Judging from these numbers, I would say that you should start writing
the rest of your code in CLOS.  If the program you sent is an accurate
measure of what your programs really do, CLOS is going to do better for
you than Ernie.

Why do I say this:

- You claim that Ernie is finely tuned for performance.  I
  believe you.  I claim that PCL is not operating anywhere
  near its "theoretical" performance.  Believe me.

- The best compilation you were able to give PCL in Allegro
  was with default compiler settings.  I am not sure, but I
  think this has a significant negative effect.  I will look
  into this.  I would also be interested in knowing why you
  couldn't compiler it with speed 3 and safety 0, this is a
  bug which should be fixed.

- From looking at your program, I believe it depends more
  than anything else on the performance of reader generic
  functions (those generic functions which have automatically
  defined reader methods on them).  Those will go considerably
  faster in more tuned versions of PCL.  In your Franz version,
  they will probably be 2 - 3 times faster.  In your KCL version
  they may be as much as 7 - 8 times faster.

- The next most critical number for your program is generic
  function call overhead.  In more tuned ports of PCL this
  will improve the same way that reader generic functions
  will (2 - 3 times in Allegro, 7 - 8 times in KCL).


    I can't tell you much about ERNIE, because it is funded by DOD
    and I don't want to get tried for treason.  It's basically a
    reimplemtation of FLAVORS.  It has practically everything Flavors
    has, but it was designed especially to be fast.

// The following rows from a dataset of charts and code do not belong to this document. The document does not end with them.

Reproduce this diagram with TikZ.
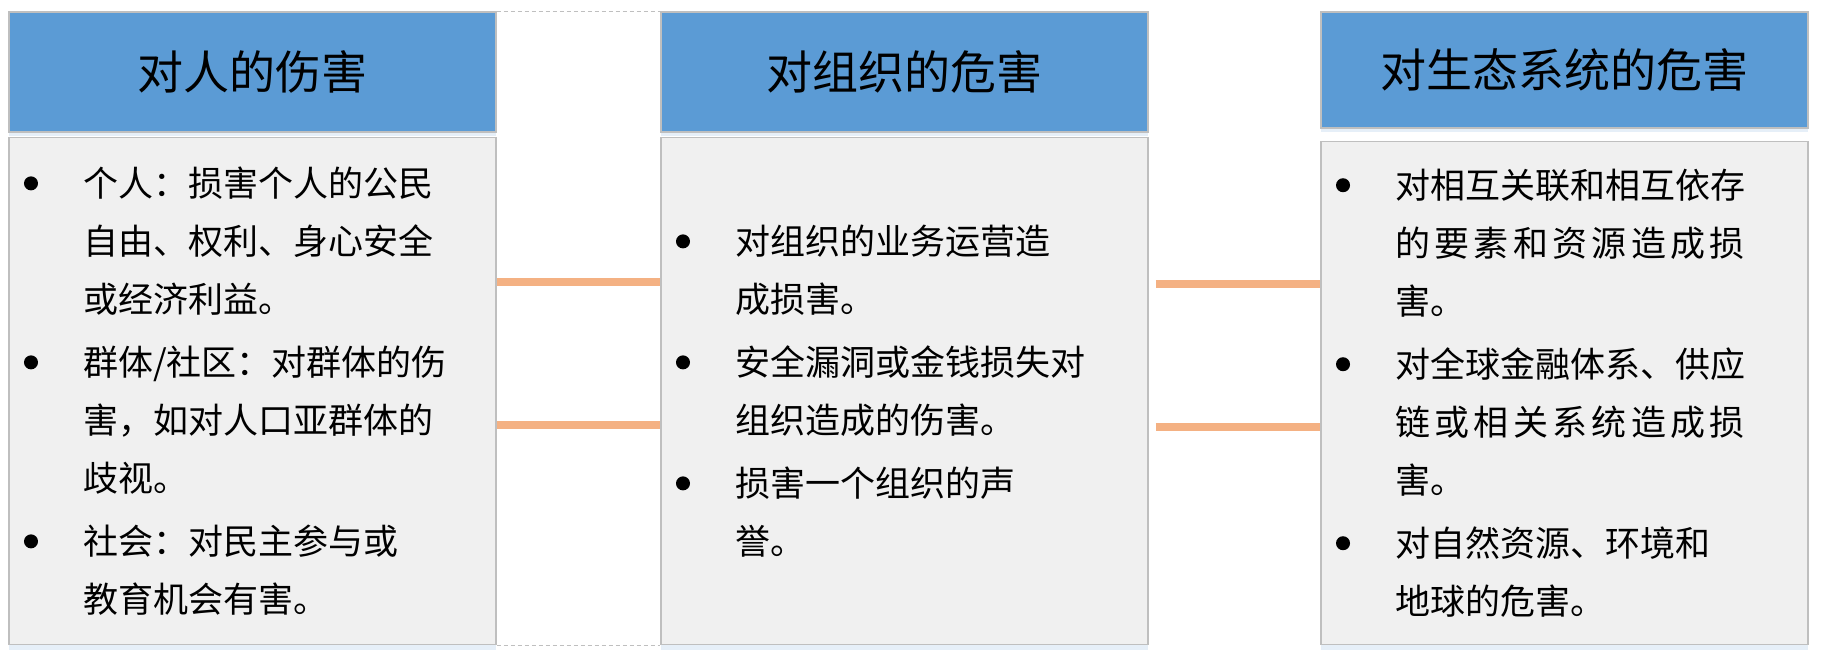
\documentclass[tikz,border=0pt]{standalone}
\usepackage{fontspec}
\newfontfamily\cjk{Noto Sans CJK SC}
\usetikzlibrary{positioning,shadows}
\definecolor{headblue}{HTML}{5B9BD5}
\definecolor{bodygray}{HTML}{F0F0F0}
\definecolor{edgegray}{HTML}{BFBFBF}
\definecolor{linkorange}{HTML}{F4B183}
\newcommand{\bul}{\tikz[baseline=-13pt]\fill (0pt,0pt) circle (7pt);}
\newcommand{\itm}{\makebox[64pt][l]{\hspace{5pt}\bul}}
\newcommand{\ind}{\hspace*{64pt}}
\newcommand{\jline}[1]{\makebox[350pt][s]{#1}}
\tikzset{
  head/.style={draw=edgegray, line width=1.5pt, fill=headblue, minimum width=487pt, minimum height=#1,
    font=\cjk\fontsize{46}{50}\selectfont, drop shadow={shadow xshift=0pt, shadow yshift=-4pt, fill=headblue!30, opacity=.5}},
  body/.style={draw=edgegray, line width=1.5pt, fill=bodygray, minimum width=487pt, minimum height=#1,
    text width=467pt, inner xsep=10pt, align=left, font=\cjk\fontsize{35}{58}\selectfont,
    drop shadow={shadow xshift=0pt, shadow yshift=-5pt, fill=headblue!30, opacity=.5}},
  link/.style={linkorange, line width=8pt},
  frame/.style={edgegray, line width=1.5pt, dash pattern=on 4pt off 3pt}
}
\begin{document}
\begin{tikzpicture}[x=1pt,y=-1pt]
\useasboundingbox[fill=white](0,0) rectangle (1830,662);
\node[head=120pt] (hum) at (252.5,72) {对人的伤害};
\node[body=507pt, below=4pt of hum] (humtxt) {%
\itm 个人：损害个人的公民\\
\ind 自由、权利、身心安全\\
\ind 或经济利益。\\[5pt]
\itm 群体/社区：对群体的伤\\
\ind 害，如对人口亚群体的\\
\ind 歧视。\\[5pt]
\itm 社会：对民主参与或\\
\ind 教育机会有害。};

\node[head=120pt] (org) at (904.5,72) {对组织的危害};
\node[body=507pt, below=4pt of org] (orgtxt) {%
\itm 对组织的业务运营造\\
\ind 成损害。\\[5pt]
\itm 安全漏洞或金钱损失对\\
\ind 组织造成的伤害。\\[5pt]
\itm 损害一个组织的声\\
\ind 誉。};

\node[head=116pt] (eco) at (1564.5,70) {对生态系统的危害};
\node[body=503pt, below=12pt of eco] (ecotxt) {%
\itm 对相互关联和相互依存\\
\ind \jline{的\hfil 要\hfil 素\hfil 和\hfil 资\hfil 源\hfil 造\hfil 成\hfil 损}\\
\ind 害。\\[5pt]
\itm 对全球金融体系、供应\\
\ind \jline{链\hfil 或\hfil 相\hfil 关\hfil 系\hfil 统\hfil 造\hfil 成\hfil 损}\\
\ind 害。\\[5pt]
\itm 对自然资源、环境和\\
\ind 地球的危害。};

\draw[frame] (hum.north east) -- (org.north west);
\draw[frame] (humtxt.south east) -- (orgtxt.south west);
\draw[link] ([yshift=109.5pt]humtxt.east) -- ([yshift=109.5pt]orgtxt.west);
\draw[link] ([yshift=-33.5pt]humtxt.east) -- ([yshift=-33.5pt]orgtxt.west);
\draw[link] ([xshift=7pt,yshift=107.5pt]orgtxt.east) coordinate (a1) -- (a1 -| ecotxt.west);
\draw[link] ([xshift=7pt,yshift=-35.5pt]orgtxt.east) coordinate (a2) -- (a2 -| ecotxt.west);
\end{tikzpicture}
\end{document}
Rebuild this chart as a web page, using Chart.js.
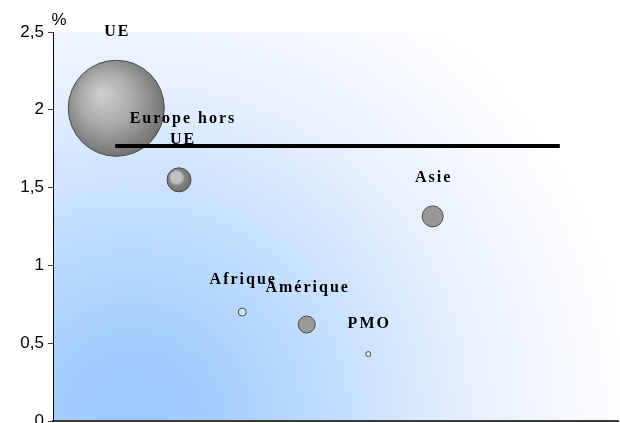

This does and doesn't make sense to me.

   Does:    The Ernie performance numbers don't look all that
            good, they seem to be what one would expect from
            flavors.

   Doesn't: If I were designing something with efficiency as my
            single I wouldn't start from Flavors.  If efficiency
            were not my my single goal, I would start with CLOS.
            CLOS has the go good ideas from Flavors (and other
            languages as well) and has been carefully designed
            to allow efficient implementation.

Another point is that CLOS, with its metaobject protocol, can allow more
efficient user controlled, "staticizing" or "block compilation".

			      
			 My main reason for sending out this comparison
    of ERNIE and PCL was not to try and convert people to ERNIE, but to
    try to  stir a dialog on efficiency.  Hopefully PCL will be fast for
    all of us: rich or poor. 

Yes, this is an important dialog.  As for your cost concern, I believe
PCL will run well in KCL as well as in more expensive lisps.